En 1959, cuando Ratzinger ingresó como profesor en la Universidad de Bonn, su conferencia inaugural tuvo un título significativo no solo en el devenir de su carrera académica, sino en el carácter de su futuro papado. Se tituló “El Dios de la fe y el Dios de la filosofía”, puro raciocinio, también necesario, en el acercamiento al concepto del Altísimo. Cuatro años después, ya en la Universidad de Münster y coincidiendo con la celebración del Vaticano II, era un consolidado teólogo. En la Universidad de Tubinga, donde aspiró a ocupar una vacante en teología dogmática, fue colega de Hans Küng, con quien luego protagonizaría grandes enfrentamientos, pues ya durante la primavera del 68 Ratzinger había vuelto a la Universidad de Ratisbona y empezó a moverse en un ambiente mucho menos reformista. Tal vez habían pasado los años más radicales de su juventud, aunque continuó manteniendo su perfil academicista de una profunda raigambre humanista. En 1972 fundó la publicación Communio, publicada nada menos que en 17 idiomas y que habría de convertirse en una de las revistas católicas más influyentes de todo el mundo.

Ratzinger llegó a ser un papa poco común. Hablaba diez idiomas, entre los que se encuentra no solo el alemán, el italiano o el inglés, sino también el francés, el español y el latín. Leía con sobrada competencia el griego antiguo y el hebreo. Miembro de varias académicas científicas europeas, recibió ocho doctorados honoris causa. Pianista de vocación, su compositor de cabecera era Mozart. En 2005, fue incluido en la lista de la revista Time de las 100 personas más influyentes del mundo.

Su visión del cristianismo

Lo que nadie podrá negarle nunca a Ratzinger es su dedicación al pensamiento sobre el hecho religioso en general y el cristianismo tan en particular. Siempre defendió que había que superar la abstracción metafísica y abrirse a un nuevo lenguaje que, desde los textos evangélicos, conectase existencialmente con los problemas e inquietudes del hombre contemporáneo. Nunca ha ocultado, de hecho, su influencia de Heidegger o Karl Jaspers.
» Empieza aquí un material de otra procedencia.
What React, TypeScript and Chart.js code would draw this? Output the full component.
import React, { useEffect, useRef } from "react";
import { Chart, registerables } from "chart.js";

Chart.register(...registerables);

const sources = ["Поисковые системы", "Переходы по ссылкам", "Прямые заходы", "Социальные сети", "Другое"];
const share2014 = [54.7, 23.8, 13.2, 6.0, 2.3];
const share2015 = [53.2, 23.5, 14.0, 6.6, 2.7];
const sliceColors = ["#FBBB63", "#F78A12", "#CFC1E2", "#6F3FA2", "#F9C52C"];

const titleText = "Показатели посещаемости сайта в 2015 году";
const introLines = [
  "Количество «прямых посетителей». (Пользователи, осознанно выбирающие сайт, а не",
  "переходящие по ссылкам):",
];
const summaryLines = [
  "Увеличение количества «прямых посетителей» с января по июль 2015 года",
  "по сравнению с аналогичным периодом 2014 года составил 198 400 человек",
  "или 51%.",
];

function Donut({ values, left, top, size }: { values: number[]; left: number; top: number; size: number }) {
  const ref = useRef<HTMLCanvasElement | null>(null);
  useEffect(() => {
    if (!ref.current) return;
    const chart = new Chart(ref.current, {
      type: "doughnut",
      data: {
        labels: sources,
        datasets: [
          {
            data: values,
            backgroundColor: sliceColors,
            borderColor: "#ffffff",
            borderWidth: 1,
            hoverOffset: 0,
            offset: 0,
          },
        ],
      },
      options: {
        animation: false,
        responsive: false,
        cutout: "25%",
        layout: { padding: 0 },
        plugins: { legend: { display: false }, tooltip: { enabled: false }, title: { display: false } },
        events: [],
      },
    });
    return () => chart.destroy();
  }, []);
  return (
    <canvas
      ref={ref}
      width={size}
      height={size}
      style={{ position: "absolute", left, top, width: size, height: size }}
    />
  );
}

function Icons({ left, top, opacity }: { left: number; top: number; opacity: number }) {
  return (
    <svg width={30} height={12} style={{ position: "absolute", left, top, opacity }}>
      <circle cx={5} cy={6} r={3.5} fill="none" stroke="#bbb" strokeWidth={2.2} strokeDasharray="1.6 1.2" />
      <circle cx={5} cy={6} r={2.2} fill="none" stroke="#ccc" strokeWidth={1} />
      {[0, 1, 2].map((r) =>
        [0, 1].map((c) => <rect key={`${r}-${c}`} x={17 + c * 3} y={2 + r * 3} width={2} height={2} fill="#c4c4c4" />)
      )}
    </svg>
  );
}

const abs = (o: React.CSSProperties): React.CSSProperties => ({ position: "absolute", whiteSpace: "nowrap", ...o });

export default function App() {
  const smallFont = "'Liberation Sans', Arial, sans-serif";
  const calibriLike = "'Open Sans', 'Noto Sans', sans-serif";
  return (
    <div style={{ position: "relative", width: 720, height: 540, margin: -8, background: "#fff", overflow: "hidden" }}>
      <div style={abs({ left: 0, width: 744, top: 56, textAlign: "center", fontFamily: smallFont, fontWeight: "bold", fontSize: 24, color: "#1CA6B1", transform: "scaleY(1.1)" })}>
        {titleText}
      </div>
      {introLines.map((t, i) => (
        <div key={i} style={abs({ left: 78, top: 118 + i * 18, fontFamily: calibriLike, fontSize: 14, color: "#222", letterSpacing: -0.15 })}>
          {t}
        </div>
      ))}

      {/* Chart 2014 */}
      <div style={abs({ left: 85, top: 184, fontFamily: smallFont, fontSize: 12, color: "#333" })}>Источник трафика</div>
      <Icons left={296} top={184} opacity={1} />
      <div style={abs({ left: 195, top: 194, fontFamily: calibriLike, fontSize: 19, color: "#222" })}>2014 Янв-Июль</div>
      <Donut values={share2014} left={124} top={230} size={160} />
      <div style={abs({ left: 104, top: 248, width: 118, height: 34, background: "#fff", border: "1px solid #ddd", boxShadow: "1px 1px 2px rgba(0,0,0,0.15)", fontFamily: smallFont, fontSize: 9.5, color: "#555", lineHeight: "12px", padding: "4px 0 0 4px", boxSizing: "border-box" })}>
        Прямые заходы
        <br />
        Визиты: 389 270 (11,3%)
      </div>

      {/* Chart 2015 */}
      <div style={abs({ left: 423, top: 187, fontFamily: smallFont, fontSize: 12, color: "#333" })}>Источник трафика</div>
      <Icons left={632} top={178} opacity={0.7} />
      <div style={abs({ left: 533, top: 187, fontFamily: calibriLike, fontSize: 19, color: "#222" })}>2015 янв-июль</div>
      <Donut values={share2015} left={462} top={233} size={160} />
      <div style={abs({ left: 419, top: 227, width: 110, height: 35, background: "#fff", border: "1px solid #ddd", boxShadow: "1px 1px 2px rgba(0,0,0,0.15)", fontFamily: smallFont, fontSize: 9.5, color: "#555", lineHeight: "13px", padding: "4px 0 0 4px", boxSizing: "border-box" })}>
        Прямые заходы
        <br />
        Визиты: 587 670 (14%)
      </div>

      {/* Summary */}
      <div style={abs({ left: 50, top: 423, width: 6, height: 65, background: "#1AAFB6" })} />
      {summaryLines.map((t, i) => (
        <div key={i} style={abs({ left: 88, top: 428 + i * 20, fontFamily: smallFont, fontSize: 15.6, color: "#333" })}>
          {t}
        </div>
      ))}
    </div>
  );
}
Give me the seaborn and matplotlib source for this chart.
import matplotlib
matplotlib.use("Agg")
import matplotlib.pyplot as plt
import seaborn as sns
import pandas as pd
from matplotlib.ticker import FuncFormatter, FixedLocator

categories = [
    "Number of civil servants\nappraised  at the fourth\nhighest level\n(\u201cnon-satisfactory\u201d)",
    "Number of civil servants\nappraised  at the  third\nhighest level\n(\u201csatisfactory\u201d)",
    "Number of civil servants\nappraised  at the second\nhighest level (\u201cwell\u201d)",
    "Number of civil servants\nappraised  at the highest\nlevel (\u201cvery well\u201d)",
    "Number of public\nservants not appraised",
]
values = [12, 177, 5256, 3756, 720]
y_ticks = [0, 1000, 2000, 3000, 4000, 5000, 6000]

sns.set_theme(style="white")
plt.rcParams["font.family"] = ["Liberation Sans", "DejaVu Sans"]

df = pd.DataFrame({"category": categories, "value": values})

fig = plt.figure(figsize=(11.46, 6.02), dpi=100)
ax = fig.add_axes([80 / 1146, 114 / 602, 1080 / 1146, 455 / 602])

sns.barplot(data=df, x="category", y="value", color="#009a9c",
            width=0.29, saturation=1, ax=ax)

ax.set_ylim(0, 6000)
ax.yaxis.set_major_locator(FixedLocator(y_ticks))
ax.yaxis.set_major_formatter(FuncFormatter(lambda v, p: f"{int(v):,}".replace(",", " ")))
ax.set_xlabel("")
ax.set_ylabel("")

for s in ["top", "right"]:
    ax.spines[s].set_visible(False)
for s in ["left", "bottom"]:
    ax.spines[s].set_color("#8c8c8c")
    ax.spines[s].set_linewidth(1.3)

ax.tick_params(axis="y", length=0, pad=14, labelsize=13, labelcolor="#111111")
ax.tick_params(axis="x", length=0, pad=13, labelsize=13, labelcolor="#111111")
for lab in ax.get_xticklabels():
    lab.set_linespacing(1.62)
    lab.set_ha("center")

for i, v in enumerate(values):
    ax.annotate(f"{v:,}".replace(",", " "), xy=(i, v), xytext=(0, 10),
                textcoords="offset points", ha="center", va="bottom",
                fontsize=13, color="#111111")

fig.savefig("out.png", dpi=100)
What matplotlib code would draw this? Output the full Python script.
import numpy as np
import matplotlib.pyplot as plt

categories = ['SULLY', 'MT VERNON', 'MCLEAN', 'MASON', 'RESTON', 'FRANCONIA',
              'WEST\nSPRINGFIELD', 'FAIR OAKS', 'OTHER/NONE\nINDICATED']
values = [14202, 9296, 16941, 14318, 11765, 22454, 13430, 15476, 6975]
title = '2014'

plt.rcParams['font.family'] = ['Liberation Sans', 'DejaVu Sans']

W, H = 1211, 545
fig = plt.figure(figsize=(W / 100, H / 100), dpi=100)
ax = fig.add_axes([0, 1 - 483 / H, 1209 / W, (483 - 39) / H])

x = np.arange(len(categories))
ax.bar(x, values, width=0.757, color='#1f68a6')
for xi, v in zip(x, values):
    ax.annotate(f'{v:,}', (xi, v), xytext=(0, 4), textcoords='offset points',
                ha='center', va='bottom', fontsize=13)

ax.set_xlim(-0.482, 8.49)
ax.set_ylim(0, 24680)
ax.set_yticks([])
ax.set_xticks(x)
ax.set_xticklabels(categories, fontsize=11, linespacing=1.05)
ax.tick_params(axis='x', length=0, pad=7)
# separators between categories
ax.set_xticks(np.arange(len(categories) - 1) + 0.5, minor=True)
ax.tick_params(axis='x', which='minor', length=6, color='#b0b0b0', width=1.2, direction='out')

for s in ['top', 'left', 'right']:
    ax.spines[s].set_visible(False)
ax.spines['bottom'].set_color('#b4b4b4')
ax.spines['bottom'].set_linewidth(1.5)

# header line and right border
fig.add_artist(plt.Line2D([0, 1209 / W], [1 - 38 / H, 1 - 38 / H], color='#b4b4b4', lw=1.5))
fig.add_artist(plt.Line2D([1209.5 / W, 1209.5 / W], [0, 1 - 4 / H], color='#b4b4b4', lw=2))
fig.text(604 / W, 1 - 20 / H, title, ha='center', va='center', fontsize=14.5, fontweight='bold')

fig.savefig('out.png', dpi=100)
Benedicto XVI siempre insistió en que “el cristianismo no es un moralismo”; nada que ver con una religiosidad en busca de la recompensa de la salvación. Precisamente sobre la escatología escribió una obra titulada así precisamente donde pretendía encontrar una respuesta teológica a una sociedad aburguesada y atenazada por el constante miedo al sufrimiento y a la muerte. Por otro lado, mostró su preocupación por un relativismo que pone en solfa la idea de verdad dogmática y moral y combatió la identificación del compromiso social cristiano con la colaboración en las nuevas estructuras de poder revolucionario que surgieron especialmente en Latinoamérica. En este sentido, se convirtió en un azote contra ciertas formas de la Teología de la Liberación influidas por el marxismo. Siempre entendió que el cristianismo es incompatible con la adhesión a sistemas de dominación y opresión, sean del signo que sean, comunistas o capitalistas. En su libro Teoría de los principios teológicos, materiales para una teología fundamental, defiende que la Iglesia debe superar sus disputas internas y asegura que la primera regla del discernimiento espiritual es que donde está ausente la alegría y el humor también lo está el Espíritu. Hoy, día de Nochevieja de sus 95 años, el papa emérito le ha dicho adiós a este mundo después de haber dado la más sabia lección de su vida: la de su retirada en 2013 del papado, dando por sentado que ni siquiera el representante de Dios en la tierra es tan imprescindible como se pensó en el pasado. Otro avance más que ya ni siquiera descarta el papa Francisco.